Task goal –
Would you repeat the listing exactly but omit every picture?

Recorded information –
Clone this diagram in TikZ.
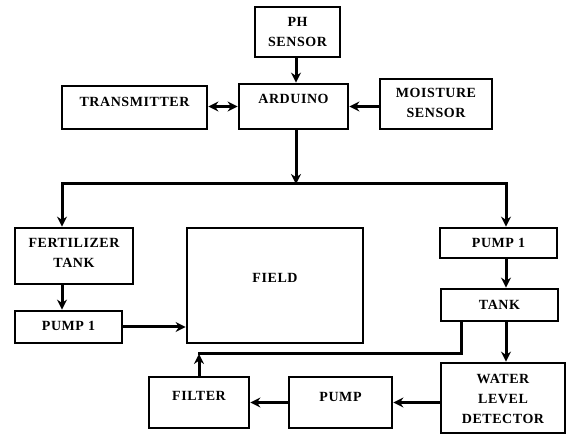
\documentclass[tikz,border=0pt]{standalone}
\usepackage{fontspec}
\setmainfont{Liberation Serif}[LetterSpace=4]
\usetikzlibrary{arrows.meta}
\begin{document}
\begin{tikzpicture}[x=1pt,y=-1pt,
  blk/.style={draw,line width=2.8pt,rectangle,inner sep=0pt},
  txt/.style={font=\fontsize{14}{20}\selectfont\bfseries,align=center,inner sep=0pt},
  arr/.style={line width=3pt,-{Stealth[length=10pt,width=10pt]}},
  darr/.style={line width=3pt,{Stealth[length=10pt,width=10pt]}-{Stealth[length=10pt,width=10pt]}},
  ln/.style={line width=3pt}]
\useasboundingbox (0,0) rectangle (568,435);
% boxes
\node[blk,minimum width=85pt,minimum height=50pt] (ph) at (297.5,32) {};
\node[txt] (phT) at (297.5,32) {PH\\SENSOR};
\node[blk,minimum width=109pt,minimum height=45pt] (ard) at (293.5,106.5) {};
\node[txt] (ardT) at (293.5,99) {ARDUINO};
\node[blk,minimum width=145pt,minimum height=43pt] (tx) at (134.5,107.5) {};
\node[txt] (txT) at (134.5,102) {TRANSMITTER};
\node[blk,minimum width=112pt,minimum height=50pt] (ms) at (436,104) {};
\node[txt] (msT) at (436,103) {MOISTURE\\SENSOR};
\node[blk,minimum width=118pt,minimum height=56pt] (fert) at (74,256) {};
\node[txt] (fertT) at (74,253) {FERTILIZER\\TANK};
\node[blk,minimum width=107pt,minimum height=32pt] (p1l) at (68.5,327) {};
\node[txt] (p1lT) at (68.5,326) {PUMP 1};
\node[blk,minimum width=176pt,minimum height=115pt] (field) at (275,285.5) {};
\node[txt] (fieldT) at (275,278) {FIELD};
\node[blk,minimum width=117pt,minimum height=30pt] (p1r) at (498.5,243) {};
\node[txt] (p1rT) at (498.5,243) {PUMP 1};
\node[blk,minimum width=117pt,minimum height=32pt] (tank) at (499.5,305) {};
\node[txt] (tankT) at (499.5,305) {TANK};
\node[blk,minimum width=124pt,minimum height=70pt] (wld) at (503,398) {};
\node[txt] (wldT) at (503,399) {WATER\\LEVEL\\DETECTOR};
\node[blk,minimum width=100pt,minimum height=51pt] (filter) at (199,402.5) {};
\node[txt] (filterT) at (199,396) {FILTER};
\node[blk,minimum width=103pt,minimum height=51pt] (pump) at (340.5,402.5) {};
\node[txt] (pumpT) at (340.5,397) {PUMP};
% junction coordinates
\coordinate (j) at (296,184);
\coordinate (jl) at (62,184);
\coordinate (jr) at (506,184);
\coordinate (tb) at (461,354);
\coordinate (fb) at (199,354);
% connectors
\draw[arr] (ph.south -| j) -- (ard.north -| j);
\draw[arr] (ard.south -| j) -- (j);
\draw[ln,line cap=rect] (jl) -- (jr);
\draw[arr] (jl) -- (jl |- fert.north);
\draw[arr] (jr) -- (jr |- p1r.north);
\draw[darr] (tx.east |- ard.west) -- (ard.west);
\draw[arr] (ms.west |- ard.east) -- (ard.east);
\draw[arr] (jl |- fert.south) -- (jl |- p1l.north);
\draw[arr] (p1l.east) -- (p1l.east -| field.west);
\draw[arr] (jr |- p1r.south) -- (jr |- tank.north);
\draw[arr] (jr |- tank.south) -- (jr |- wld.north);
\draw[ln,line cap=rect] (tank.south -| tb) -- (tb) -- (fb);
\draw[arr] (filter.north) -- (fb);
\draw[arr] (wld.west |- pump.east) -- (pump.east);
\draw[arr] (pump.west) -- (filter.east);
\end{tikzpicture}
\end{document}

Response for this exercise –
Clone this diagram in TikZ.
\documentclass[tikz,border=0pt]{standalone}
\usepackage{fontspec}
\setmainfont{Liberation Serif}[LetterSpace=4]
\usetikzlibrary{arrows.meta}
\begin{document}
\begin{tikzpicture}[x=1pt,y=-1pt,
  blk/.style={draw,line width=2.8pt,rectangle,inner sep=0pt},
  txt/.style={font=\fontsize{14}{20}\selectfont\bfseries,align=center,inner sep=0pt},
  arr/.style={line width=3pt,-{Stealth[length=10pt,width=10pt]}},
  darr/.style={line width=3pt,{Stealth[length=10pt,width=10pt]}-{Stealth[length=10pt,width=10pt]}},
  ln/.style={line width=3pt}]
\useasboundingbox (0,0) rectangle (568,435);
% boxes
\node[blk,minimum width=85pt,minimum height=50pt] (ph) at (297.5,32) {};
\node[txt] (phT) at (297.5,32) {PH\\SENSOR};
\node[blk,minimum width=109pt,minimum height=45pt] (ard) at (293.5,106.5) {};
\node[txt] (ardT) at (293.5,99) {ARDUINO};
\node[blk,minimum width=145pt,minimum height=43pt] (tx) at (134.5,107.5) {};
\node[txt] (txT) at (134.5,102) {TRANSMITTER};
\node[blk,minimum width=112pt,minimum height=50pt] (ms) at (436,104) {};
\node[txt] (msT) at (436,103) {MOISTURE\\SENSOR};
\node[blk,minimum width=118pt,minimum height=56pt] (fert) at (74,256) {};
\node[txt] (fertT) at (74,253) {FERTILIZER\\TANK};
\node[blk,minimum width=107pt,minimum height=32pt] (p1l) at (68.5,327) {};
\node[txt] (p1lT) at (68.5,326) {PUMP 1};
\node[blk,minimum width=176pt,minimum height=115pt] (field) at (275,285.5) {};
\node[txt] (fieldT) at (275,278) {FIELD};
\node[blk,minimum width=117pt,minimum height=30pt] (p1r) at (498.5,243) {};
\node[txt] (p1rT) at (498.5,243) {PUMP 1};
\node[blk,minimum width=117pt,minimum height=32pt] (tank) at (499.5,305) {};
\node[txt] (tankT) at (499.5,305) {TANK};
\node[blk,minimum width=124pt,minimum height=70pt] (wld) at (503,398) {};
\node[txt] (wldT) at (503,399) {WATER\\LEVEL\\DETECTOR};
\node[blk,minimum width=100pt,minimum height=51pt] (filter) at (199,402.5) {};
\node[txt] (filterT) at (199,396) {FILTER};
\node[blk,minimum width=103pt,minimum height=51pt] (pump) at (340.5,402.5) {};
\node[txt] (pumpT) at (340.5,397) {PUMP};
% junction coordinates
\coordinate (j) at (296,184);
\coordinate (jl) at (62,184);
\coordinate (jr) at (506,184);
\coordinate (tb) at (461,354);
\coordinate (fb) at (199,354);
% connectors
\draw[arr] (ph.south -| j) -- (ard.north -| j);
\draw[arr] (ard.south -| j) -- (j);
\draw[ln,line cap=rect] (jl) -- (jr);
\draw[arr] (jl) -- (jl |- fert.north);
\draw[arr] (jr) -- (jr |- p1r.north);
\draw[darr] (tx.east |- ard.west) -- (ard.west);
\draw[arr] (ms.west |- ard.east) -- (ard.east);
\draw[arr] (jl |- fert.south) -- (jl |- p1l.north);
\draw[arr] (p1l.east) -- (p1l.east -| field.west);
\draw[arr] (jr |- p1r.south) -- (jr |- tank.north);
\draw[arr] (jr |- tank.south) -- (jr |- wld.north);
\draw[ln,line cap=rect] (tank.south -| tb) -- (tb) -- (fb);
\draw[arr] (filter.north) -- (fb);
\draw[arr] (wld.west |- pump.east) -- (pump.east);
\draw[arr] (pump.west) -- (filter.east);
\end{tikzpicture}
\end{document}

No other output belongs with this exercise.